Lowell claimed, without much evidence, that putting particles in the stratosphere could return Earth’s surface environment closer to what it was before the dawn of the industrial revolution. David Keith and I and a few others in the audience said something to the effect of “Even if you could return globally averaged temperatures back to what they were, there would still be large changes in regional and seasonal climate.”
At that time, I too worked at Lawrence Livermore National Laboratory, but it was a 7000-person workplace and I had never met Lowell Wood. However, next door to my office there was a guy named Govindasamy Bala and he ran atmospheric climate models. My initial goal was to show that solar geoengineering wouldn’t work and there would be large regional and seasonal mismatches. We had no money to do this, so I told Bala that if he ran the climate model simulations, he could be first author on the resulting paper.
We did the simulations and lo and behold the model predicted that the solar geoengineering would work quite well, and do a good job of offsetting regional and seasonal climate changes. This result was largely due to the strong influence of sea ice on the climate system. If you can restore sea ice back to what it was, then much of the rest of the climate system is also restored. Ours was the first three-dimensional climate model simulation of solar geoengineering.

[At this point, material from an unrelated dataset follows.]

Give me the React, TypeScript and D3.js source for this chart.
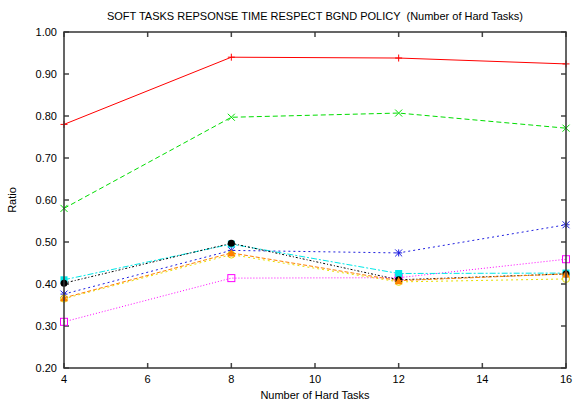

So, this has been much of my history in this field: We try to poke holes in the idea, because emotionally I don’t like the idea of intentionally manipulating Earth’s climate system, but each time we do a computer model simulation, the results suggest that solar geoengineering could offset most climate change for most people most of the time.
Over the past decade, many more people have entered this area. As a scientist, I try to be the first to do something in a research area and then move on to something else. So, now I am spending perhaps 10% of my time on this research area.
For example, the 1998 paper that came out of that meeting in Aspen, was the first peer-reviewed paper ever to compute how much carbon-emission-free energy we would need to stabilize atmospheric CO2 levels while providing enough energy to sustain economic growth. Of course, now, many people are doing such calculations.
I just got back from 2 months in the Great Barrier Reef, where we for the first time ever put a plume of CO2-enriched seawater across a natural unconfined patch of coral reef, and we measured how the CO2 caused the reef to grow more slowly. We will not repeat this work, but try to move on to the next creative idea.